The realization is devastating, yet also illuminating something in me in the most horrible way.
This is the man my mother has been enduring for twenty-five years... in his cold calculation, the reduction of human relationships to their monetary value, the complete inability to prioritize love and happiness over financial gain.
I think about all the times Mom tried to have deeper conversations with him, only to watch him change the subject to work. All the family vacations that were really business trips in disguise. At all the dinner parties where she played the perfect hostess while he networked and made deals.
I always thought she was just supporting his career, but now I see she was disappearing into it, losing herself piece by piece, just like I almost did with Chase.

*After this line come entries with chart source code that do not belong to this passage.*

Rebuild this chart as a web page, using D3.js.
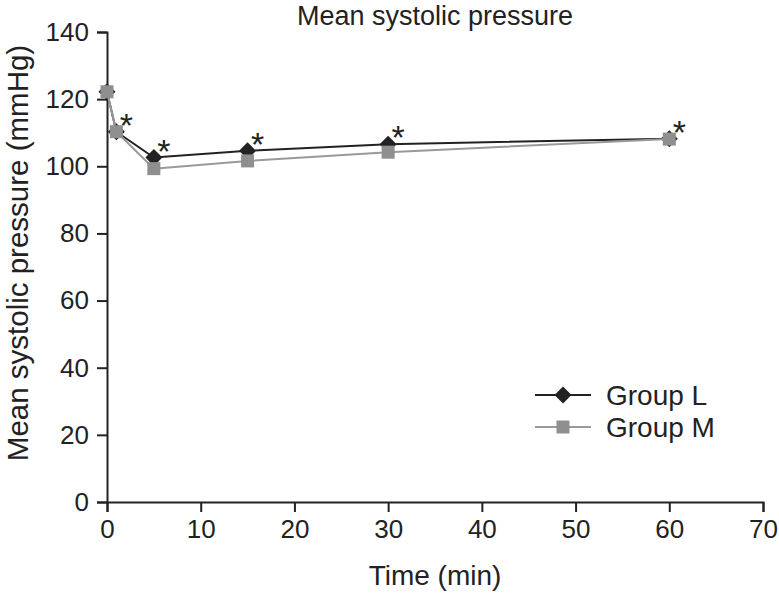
<!DOCTYPE html>
<html><head><meta charset="utf-8">
<script src="https://cdn.jsdelivr.net/npm/d3@7"></script>
<style>body{margin:0;background:#fff}text{font-family:"Liberation Sans",Arial,sans-serif;fill:#222}</style>
</head><body><svg id="c" width="779" height="594"></svg>
<script>
const times = [0, 1, 5, 15, 30, 60];
const groupL = [122.2, 110.3, 102.6, 104.6, 106.6, 108.2];
const groupM = [122.2, 110.3, 99.3, 101.6, 104.2, 108.1];
const starred = [1, 5, 15, 30, 60];
const xTicks = [0, 10, 20, 30, 40, 50, 60, 70];
const yTicks = [0, 20, 40, 60, 80, 100, 120, 140];
const seriesNames = ["Group L", "Group M"];

const svg = d3.select("#c");
const x = d3.scaleLinear().domain([0, 70]).range([107, 763]);
const y = d3.scaleLinear().domain([0, 140]).range([502, 32]);
const colL = "#222", colM = "#999";

// axes
const xa = svg.append("g").attr("transform", "translate(0,502)")
  .call(d3.axisBottom(x).tickValues(xTicks).tickSize(10).tickPadding(8).tickFormat(d3.format("d")));
const ya = svg.append("g").attr("transform", "translate(107,0)")
  .call(d3.axisLeft(y).tickValues(yTicks).tickSize(10).tickPadding(8).tickFormat(d3.format("d")));
[xa, ya].forEach(a => {
  a.select(".domain").attr("stroke", "#222").attr("stroke-width", 2);
  a.selectAll(".tick line").attr("stroke", "#222").attr("stroke-width", 2);
  a.selectAll(".tick text").attr("font-size", 26).attr("fill", "#222")
    .attr("font-family", '"Liberation Sans",Arial,sans-serif');
});

// title & labels
svg.append("text").attr("x", 435).attr("y", 25).attr("text-anchor", "middle")
  .attr("font-size", 27).text("Mean systolic pressure");
svg.append("text").attr("x", 435).attr("y", 585).attr("text-anchor", "middle")
  .attr("font-size", 28).text("Time (min)");
svg.append("text").attr("transform", "translate(28,253) rotate(-90)").attr("text-anchor", "middle")
  .attr("font-size", 29.5).text("Mean systolic pressure (mmHg)");

const line = d3.line().x(d => x(d[0])).y(d => y(d[1]));
const dataM = times.map((t, i) => [t, groupM[i]]);
const dataL = times.map((t, i) => [t, groupL[i]]);

const diamond = (cx, cy, r) => `M${cx},${cy - r}L${cx + r},${cy}L${cx},${cy + r}L${cx - r},${cy}Z`;

svg.append("path").datum(dataL).attr("d", line).attr("fill", "none").attr("stroke", colL).attr("stroke-width", 2);
svg.selectAll(".dl").data(dataL).enter().append("path")
  .attr("d", d => diamond(x(d[0]), y(d[1]), 8.5)).attr("fill", colL);

svg.append("path").datum(dataM).attr("d", line).attr("fill", "none").attr("stroke", colM).attr("stroke-width", 2);
svg.selectAll(".sm").data(dataM).enter().append("rect")
  .attr("x", d => x(d[0]) - 6.5).attr("y", d => y(d[1]) - 6.5)
  .attr("width", 13).attr("height", 13).attr("fill", "#8f8f8f");

// asterisks
svg.selectAll(".ast").data(starred).enter().append("text")
  .attr("x", t => x(t) + 10).attr("y", t => y(groupL[times.indexOf(t)]) + 5)
  .attr("text-anchor", "middle").attr("font-size", 34).text("*");

// legend
const leg = [{name: seriesNames[0], c: colL, ly: 395}, {name: seriesNames[1], c: colM, ly: 427}];
leg.forEach((l, i) => {
  svg.append("line").attr("x1", 535).attr("x2", 591).attr("y1", l.ly).attr("y2", l.ly)
    .attr("stroke", l.c).attr("stroke-width", 2);
  if (i === 0) svg.append("path").attr("d", diamond(563, l.ly, 8.5)).attr("fill", colL);
  else svg.append("rect").attr("x", 556.5).attr("y", l.ly - 6.5).attr("width", 13).attr("height", 13).attr("fill", "#8f8f8f");
  svg.append("text").attr("x", 606).attr("y", l.ly + 10).attr("font-size", 28).text(l.name);
});
</script></body></html>
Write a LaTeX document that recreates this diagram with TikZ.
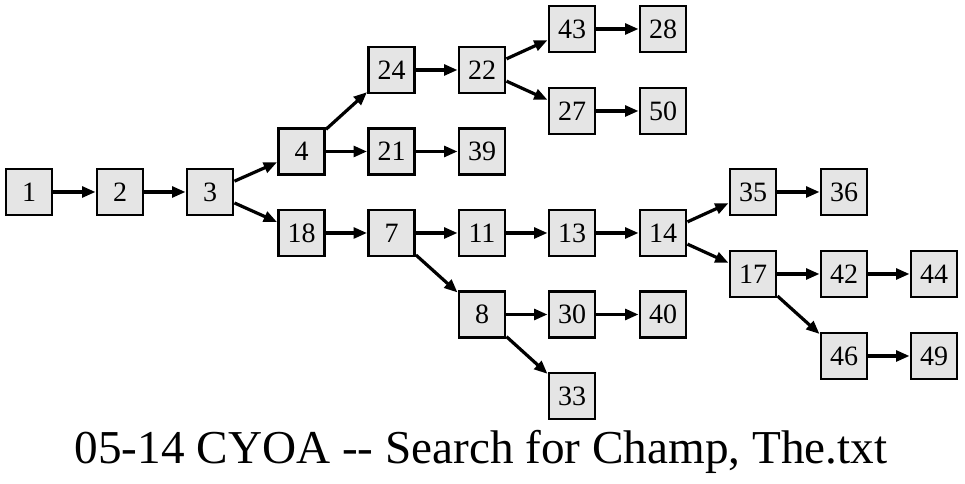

No wonder I spent three years disappearing into Chase's life. No wonder I thought that was what love looked like. I learned it from watching my parents, from seeing my mother smile and nod while my father reduced her to an accessory in his grand financial plans.
Until now, I thought Chase was the only toxic man in my life.
But my father is no different. And I failed to see it because I was too busy seeking his approval to notice how transactional his affection really is.
"If you disobey me again, you'll discover just how unpleasant the consequences can be." His threat hangs in the air like smoke before he strides out of my penthouse. “Your weakness can only be balanced out by Chase Pemberton, and you will not fail me.”
I spend the entire day in bed, sleeping, hoping that when I wake up, this will all feel like a nightmare. But reality remains unchanged.
No matter how hard I try, I can't accept that my own father sees me as nothing more than a weakling. That he doesn't believe I'm capable of anything beyond marriage.
That to him, I'm not a daughter... but a big mistake that he never wanted.